• **Lines of data**

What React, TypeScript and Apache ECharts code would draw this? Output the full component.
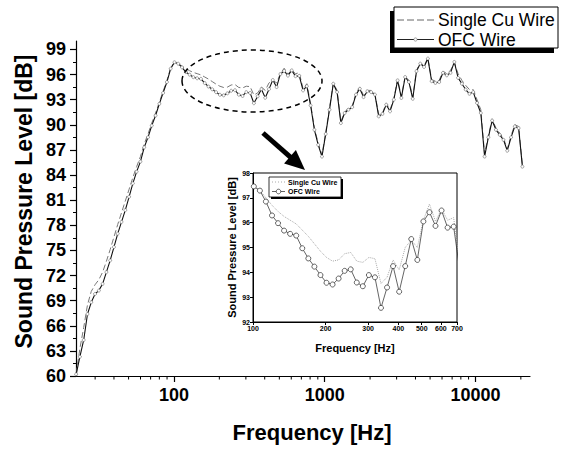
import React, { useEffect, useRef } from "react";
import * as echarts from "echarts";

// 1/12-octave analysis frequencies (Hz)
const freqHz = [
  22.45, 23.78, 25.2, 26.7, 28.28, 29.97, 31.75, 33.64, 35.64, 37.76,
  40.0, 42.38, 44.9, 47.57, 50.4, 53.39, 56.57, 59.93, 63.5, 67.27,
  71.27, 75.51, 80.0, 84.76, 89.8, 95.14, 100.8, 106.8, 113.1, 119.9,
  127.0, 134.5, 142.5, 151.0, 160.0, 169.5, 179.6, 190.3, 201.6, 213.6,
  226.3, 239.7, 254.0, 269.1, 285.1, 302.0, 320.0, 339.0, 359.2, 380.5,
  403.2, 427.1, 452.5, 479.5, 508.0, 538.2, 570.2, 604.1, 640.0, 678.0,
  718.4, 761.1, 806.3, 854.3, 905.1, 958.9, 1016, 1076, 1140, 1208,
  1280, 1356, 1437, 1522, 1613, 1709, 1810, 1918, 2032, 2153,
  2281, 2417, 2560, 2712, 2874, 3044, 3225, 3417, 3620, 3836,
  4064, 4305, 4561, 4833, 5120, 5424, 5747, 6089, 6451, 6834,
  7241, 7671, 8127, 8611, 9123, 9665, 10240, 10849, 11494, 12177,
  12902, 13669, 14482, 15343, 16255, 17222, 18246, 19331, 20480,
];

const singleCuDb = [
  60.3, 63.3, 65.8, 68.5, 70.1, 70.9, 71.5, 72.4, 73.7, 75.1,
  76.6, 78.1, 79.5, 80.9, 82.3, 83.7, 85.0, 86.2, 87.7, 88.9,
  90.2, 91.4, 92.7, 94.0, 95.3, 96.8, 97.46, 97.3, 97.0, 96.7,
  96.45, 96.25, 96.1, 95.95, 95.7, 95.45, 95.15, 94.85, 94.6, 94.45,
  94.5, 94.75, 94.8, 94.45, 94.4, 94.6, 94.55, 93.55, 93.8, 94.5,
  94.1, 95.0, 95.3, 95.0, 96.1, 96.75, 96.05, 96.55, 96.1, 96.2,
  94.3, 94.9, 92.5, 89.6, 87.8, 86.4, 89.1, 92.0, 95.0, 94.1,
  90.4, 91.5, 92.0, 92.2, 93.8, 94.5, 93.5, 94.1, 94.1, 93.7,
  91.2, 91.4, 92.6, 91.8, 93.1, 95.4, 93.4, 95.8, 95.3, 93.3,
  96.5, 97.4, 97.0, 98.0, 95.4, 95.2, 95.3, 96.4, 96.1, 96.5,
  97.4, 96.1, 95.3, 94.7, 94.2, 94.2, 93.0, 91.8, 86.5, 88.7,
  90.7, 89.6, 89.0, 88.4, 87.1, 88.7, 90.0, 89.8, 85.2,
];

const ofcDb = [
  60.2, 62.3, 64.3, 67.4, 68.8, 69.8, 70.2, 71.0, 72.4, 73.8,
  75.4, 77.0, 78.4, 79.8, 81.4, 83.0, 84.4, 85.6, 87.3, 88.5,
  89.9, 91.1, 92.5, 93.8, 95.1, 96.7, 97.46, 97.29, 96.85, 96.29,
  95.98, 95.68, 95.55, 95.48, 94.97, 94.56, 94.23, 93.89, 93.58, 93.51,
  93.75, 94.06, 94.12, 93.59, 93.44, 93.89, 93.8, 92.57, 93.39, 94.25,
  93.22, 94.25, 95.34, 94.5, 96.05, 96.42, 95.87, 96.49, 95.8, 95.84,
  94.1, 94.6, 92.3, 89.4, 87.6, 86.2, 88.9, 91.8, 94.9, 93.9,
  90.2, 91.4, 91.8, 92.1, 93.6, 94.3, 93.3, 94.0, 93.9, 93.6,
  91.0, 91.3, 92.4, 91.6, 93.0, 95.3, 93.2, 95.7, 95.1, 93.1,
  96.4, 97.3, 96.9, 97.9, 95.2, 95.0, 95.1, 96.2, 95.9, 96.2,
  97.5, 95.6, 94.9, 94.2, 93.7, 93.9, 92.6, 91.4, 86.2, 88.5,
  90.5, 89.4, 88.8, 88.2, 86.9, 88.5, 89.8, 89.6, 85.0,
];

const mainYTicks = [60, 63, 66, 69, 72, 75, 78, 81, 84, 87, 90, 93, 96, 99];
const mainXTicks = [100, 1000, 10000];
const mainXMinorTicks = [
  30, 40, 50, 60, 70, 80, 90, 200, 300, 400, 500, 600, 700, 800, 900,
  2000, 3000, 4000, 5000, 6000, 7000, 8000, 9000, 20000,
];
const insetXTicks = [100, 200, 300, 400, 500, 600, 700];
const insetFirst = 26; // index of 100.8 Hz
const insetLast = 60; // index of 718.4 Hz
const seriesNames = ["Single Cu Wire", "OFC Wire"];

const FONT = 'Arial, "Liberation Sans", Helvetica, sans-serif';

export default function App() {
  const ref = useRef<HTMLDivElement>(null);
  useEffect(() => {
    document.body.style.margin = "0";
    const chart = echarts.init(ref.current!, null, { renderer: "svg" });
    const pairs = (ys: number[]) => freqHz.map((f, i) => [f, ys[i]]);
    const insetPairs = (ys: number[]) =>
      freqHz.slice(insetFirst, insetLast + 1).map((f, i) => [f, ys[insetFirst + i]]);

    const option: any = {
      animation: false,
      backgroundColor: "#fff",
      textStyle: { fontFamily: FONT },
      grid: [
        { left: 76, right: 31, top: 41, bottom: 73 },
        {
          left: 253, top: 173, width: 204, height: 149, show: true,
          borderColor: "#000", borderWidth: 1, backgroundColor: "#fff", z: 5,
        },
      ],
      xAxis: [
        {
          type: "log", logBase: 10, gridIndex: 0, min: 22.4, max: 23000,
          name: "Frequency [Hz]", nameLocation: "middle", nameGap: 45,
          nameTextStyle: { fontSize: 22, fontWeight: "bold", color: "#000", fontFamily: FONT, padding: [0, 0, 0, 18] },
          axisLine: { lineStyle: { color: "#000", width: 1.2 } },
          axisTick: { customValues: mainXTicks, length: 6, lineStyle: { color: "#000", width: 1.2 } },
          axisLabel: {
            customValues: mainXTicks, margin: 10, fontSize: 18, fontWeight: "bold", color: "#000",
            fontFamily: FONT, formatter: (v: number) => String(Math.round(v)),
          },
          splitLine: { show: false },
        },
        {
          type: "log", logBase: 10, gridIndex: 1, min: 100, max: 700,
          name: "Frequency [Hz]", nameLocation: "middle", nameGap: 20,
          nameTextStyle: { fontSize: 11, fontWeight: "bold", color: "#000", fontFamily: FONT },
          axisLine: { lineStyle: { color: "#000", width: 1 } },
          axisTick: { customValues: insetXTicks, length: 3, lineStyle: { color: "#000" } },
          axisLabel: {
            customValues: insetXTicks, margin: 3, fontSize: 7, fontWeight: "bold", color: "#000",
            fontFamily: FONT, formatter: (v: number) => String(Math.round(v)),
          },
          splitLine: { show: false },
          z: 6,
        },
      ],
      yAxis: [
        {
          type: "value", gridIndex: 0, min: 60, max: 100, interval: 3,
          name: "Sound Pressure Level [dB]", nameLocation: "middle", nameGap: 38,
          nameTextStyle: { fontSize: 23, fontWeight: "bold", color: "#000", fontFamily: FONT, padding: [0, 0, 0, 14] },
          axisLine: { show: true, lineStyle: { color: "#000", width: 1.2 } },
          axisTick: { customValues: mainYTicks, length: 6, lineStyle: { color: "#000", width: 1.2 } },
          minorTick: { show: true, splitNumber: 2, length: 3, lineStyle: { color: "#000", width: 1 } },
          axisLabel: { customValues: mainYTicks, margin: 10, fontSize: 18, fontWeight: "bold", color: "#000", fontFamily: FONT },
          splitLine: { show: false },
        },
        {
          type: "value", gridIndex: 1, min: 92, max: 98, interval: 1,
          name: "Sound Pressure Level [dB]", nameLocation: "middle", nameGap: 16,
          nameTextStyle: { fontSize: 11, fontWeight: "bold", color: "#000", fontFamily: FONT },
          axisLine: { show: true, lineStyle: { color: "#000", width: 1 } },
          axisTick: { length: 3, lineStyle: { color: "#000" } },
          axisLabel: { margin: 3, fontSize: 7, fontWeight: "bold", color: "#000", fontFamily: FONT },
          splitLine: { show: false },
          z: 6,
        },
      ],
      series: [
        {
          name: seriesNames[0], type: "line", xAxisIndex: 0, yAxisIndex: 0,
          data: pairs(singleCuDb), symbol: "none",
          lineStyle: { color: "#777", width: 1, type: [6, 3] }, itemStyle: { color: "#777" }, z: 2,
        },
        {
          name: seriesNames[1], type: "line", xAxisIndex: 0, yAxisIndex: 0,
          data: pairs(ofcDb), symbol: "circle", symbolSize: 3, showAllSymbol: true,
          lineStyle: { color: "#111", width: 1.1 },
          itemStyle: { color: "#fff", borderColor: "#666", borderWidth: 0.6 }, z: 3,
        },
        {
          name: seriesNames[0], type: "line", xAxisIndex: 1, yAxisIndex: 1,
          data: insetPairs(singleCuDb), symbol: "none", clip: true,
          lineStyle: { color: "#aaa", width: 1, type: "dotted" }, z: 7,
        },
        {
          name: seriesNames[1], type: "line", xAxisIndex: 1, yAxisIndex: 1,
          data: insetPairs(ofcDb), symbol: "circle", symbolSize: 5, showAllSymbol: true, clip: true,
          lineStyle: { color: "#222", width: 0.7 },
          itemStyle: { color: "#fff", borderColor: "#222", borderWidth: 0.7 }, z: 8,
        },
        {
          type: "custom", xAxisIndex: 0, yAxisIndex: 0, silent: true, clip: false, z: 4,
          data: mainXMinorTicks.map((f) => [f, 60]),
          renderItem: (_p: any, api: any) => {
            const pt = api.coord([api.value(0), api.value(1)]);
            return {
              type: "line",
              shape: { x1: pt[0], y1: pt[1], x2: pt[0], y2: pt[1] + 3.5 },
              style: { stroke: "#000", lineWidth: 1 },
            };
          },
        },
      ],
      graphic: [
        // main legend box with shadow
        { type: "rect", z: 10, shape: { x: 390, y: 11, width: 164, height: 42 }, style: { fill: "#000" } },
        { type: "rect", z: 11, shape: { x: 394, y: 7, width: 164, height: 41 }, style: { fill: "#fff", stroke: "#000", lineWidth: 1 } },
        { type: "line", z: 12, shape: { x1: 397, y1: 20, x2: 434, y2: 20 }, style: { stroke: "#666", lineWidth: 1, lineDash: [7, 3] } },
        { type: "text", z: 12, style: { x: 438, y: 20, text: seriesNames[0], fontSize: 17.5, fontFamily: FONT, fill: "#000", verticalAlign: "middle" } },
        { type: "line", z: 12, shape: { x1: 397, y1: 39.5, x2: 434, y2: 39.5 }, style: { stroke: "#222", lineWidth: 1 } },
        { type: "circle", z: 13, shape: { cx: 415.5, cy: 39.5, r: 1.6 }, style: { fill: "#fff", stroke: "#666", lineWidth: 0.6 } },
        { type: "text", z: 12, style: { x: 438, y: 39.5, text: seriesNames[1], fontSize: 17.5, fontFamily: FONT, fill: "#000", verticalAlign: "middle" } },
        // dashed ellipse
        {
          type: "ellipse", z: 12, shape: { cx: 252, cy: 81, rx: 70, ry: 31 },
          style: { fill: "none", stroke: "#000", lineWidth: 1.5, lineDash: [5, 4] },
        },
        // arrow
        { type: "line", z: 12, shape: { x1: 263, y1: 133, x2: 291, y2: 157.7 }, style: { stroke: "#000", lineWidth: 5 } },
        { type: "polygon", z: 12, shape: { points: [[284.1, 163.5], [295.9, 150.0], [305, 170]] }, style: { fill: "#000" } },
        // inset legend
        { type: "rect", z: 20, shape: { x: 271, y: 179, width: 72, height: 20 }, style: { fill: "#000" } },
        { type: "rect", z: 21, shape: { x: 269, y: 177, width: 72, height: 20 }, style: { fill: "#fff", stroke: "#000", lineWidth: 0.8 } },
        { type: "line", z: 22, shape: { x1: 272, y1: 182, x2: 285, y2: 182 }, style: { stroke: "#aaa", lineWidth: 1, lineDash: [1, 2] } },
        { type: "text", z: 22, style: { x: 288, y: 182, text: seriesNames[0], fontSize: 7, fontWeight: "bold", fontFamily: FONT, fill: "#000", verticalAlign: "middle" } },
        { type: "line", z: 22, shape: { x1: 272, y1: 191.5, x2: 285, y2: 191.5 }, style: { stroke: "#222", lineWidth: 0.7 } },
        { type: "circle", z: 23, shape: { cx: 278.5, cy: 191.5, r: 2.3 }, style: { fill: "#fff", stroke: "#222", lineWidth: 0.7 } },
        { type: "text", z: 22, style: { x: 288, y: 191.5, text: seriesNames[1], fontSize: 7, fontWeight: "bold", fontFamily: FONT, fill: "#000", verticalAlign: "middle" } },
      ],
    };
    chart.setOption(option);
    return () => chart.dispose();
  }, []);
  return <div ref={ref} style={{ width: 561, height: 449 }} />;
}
* * *
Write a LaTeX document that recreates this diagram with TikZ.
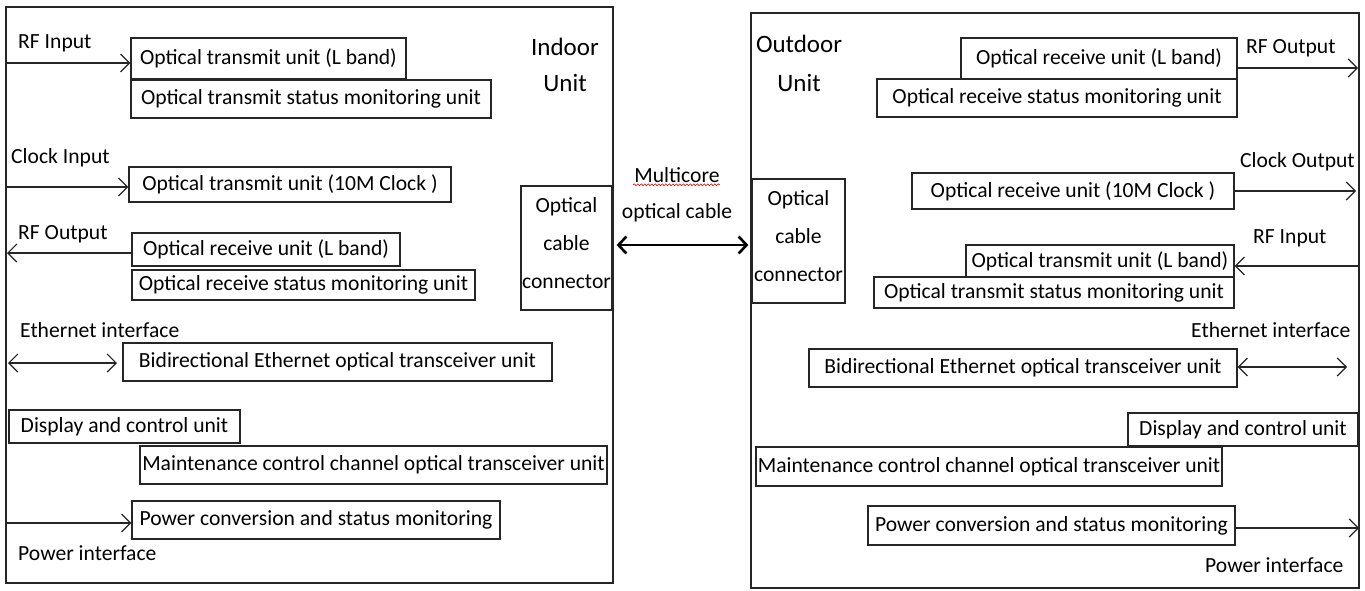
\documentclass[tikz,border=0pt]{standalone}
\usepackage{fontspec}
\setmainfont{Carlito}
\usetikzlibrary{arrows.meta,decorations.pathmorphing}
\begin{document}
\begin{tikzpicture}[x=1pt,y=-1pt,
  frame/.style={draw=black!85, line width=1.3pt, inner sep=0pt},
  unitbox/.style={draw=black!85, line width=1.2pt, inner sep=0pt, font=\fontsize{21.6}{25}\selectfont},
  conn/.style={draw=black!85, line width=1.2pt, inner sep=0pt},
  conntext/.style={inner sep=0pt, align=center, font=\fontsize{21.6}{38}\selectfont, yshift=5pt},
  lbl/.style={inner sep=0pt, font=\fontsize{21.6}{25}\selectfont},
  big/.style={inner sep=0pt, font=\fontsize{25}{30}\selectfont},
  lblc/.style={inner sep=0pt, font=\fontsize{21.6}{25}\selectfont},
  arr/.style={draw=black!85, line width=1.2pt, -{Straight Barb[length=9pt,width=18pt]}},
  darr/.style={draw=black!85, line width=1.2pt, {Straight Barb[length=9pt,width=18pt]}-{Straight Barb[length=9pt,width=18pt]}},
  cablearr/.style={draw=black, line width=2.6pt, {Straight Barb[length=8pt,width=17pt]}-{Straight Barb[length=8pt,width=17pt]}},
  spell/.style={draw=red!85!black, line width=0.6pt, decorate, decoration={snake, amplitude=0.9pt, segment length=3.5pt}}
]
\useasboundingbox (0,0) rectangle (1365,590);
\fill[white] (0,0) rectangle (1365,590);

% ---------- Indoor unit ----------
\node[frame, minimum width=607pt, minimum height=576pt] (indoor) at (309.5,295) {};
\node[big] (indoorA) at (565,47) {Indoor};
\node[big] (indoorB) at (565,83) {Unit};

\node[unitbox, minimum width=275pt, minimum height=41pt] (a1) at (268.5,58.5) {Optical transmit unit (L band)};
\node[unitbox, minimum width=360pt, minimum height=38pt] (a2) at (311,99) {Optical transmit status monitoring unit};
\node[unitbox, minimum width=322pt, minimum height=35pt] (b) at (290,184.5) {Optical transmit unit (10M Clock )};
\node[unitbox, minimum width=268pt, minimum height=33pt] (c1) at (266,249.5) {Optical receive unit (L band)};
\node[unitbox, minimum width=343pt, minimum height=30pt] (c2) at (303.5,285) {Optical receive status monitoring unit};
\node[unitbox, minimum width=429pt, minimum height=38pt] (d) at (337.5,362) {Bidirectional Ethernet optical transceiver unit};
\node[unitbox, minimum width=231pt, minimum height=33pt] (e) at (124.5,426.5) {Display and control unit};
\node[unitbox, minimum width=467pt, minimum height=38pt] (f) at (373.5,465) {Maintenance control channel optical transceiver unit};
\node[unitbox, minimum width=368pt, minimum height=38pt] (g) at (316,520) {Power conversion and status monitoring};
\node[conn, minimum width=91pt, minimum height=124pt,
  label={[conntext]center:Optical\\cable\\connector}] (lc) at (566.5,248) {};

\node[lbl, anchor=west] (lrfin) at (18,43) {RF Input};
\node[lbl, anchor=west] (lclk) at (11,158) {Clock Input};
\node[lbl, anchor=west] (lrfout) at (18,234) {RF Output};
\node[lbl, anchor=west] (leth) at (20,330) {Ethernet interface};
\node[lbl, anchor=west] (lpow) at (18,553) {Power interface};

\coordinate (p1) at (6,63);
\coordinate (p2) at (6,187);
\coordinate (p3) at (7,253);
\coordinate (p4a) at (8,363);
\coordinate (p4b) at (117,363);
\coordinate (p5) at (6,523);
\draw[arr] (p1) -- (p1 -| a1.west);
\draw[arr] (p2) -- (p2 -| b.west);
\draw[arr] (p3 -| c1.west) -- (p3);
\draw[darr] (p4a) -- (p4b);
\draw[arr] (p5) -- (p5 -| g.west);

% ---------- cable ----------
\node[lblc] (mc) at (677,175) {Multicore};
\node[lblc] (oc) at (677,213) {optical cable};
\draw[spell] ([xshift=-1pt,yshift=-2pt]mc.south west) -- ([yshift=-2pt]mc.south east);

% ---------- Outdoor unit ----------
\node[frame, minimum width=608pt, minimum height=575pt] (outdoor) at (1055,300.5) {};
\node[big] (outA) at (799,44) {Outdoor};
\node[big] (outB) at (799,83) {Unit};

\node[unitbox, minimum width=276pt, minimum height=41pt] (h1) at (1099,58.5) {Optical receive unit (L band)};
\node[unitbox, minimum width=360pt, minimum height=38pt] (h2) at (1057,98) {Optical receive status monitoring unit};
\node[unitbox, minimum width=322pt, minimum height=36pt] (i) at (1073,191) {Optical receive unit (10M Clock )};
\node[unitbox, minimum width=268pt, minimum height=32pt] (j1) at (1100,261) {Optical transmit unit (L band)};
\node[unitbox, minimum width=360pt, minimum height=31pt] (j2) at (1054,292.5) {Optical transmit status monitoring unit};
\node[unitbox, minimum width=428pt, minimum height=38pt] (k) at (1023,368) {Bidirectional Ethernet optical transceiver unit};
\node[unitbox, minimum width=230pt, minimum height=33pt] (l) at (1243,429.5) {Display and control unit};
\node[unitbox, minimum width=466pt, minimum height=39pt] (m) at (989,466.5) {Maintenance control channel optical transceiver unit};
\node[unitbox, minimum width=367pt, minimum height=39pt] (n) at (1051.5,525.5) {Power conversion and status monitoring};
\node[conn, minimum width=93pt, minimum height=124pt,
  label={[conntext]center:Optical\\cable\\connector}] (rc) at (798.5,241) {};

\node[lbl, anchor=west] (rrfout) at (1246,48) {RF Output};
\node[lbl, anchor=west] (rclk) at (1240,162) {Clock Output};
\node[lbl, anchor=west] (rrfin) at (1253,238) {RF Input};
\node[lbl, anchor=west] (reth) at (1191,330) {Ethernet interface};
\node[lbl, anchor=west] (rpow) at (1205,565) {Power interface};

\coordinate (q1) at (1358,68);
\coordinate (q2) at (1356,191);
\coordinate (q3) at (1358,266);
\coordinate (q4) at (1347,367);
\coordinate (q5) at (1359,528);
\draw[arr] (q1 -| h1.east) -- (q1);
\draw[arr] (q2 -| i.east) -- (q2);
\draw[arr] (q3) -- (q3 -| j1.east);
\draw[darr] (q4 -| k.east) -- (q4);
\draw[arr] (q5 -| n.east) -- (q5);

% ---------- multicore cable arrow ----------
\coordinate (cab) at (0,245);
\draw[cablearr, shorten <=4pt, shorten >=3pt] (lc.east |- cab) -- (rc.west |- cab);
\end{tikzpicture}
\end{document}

• **EXERCISE DETAILS**
Repeat only the lines running from "What React, TypeScript" to "import * as", ends included, and leave the pictures out.

• **ANSWER FOR THE TASK**
What React, TypeScript and Apache ECharts code would draw this? Output the full component.
import React, { useEffect, useRef } from "react";
import * as echarts from "echarts";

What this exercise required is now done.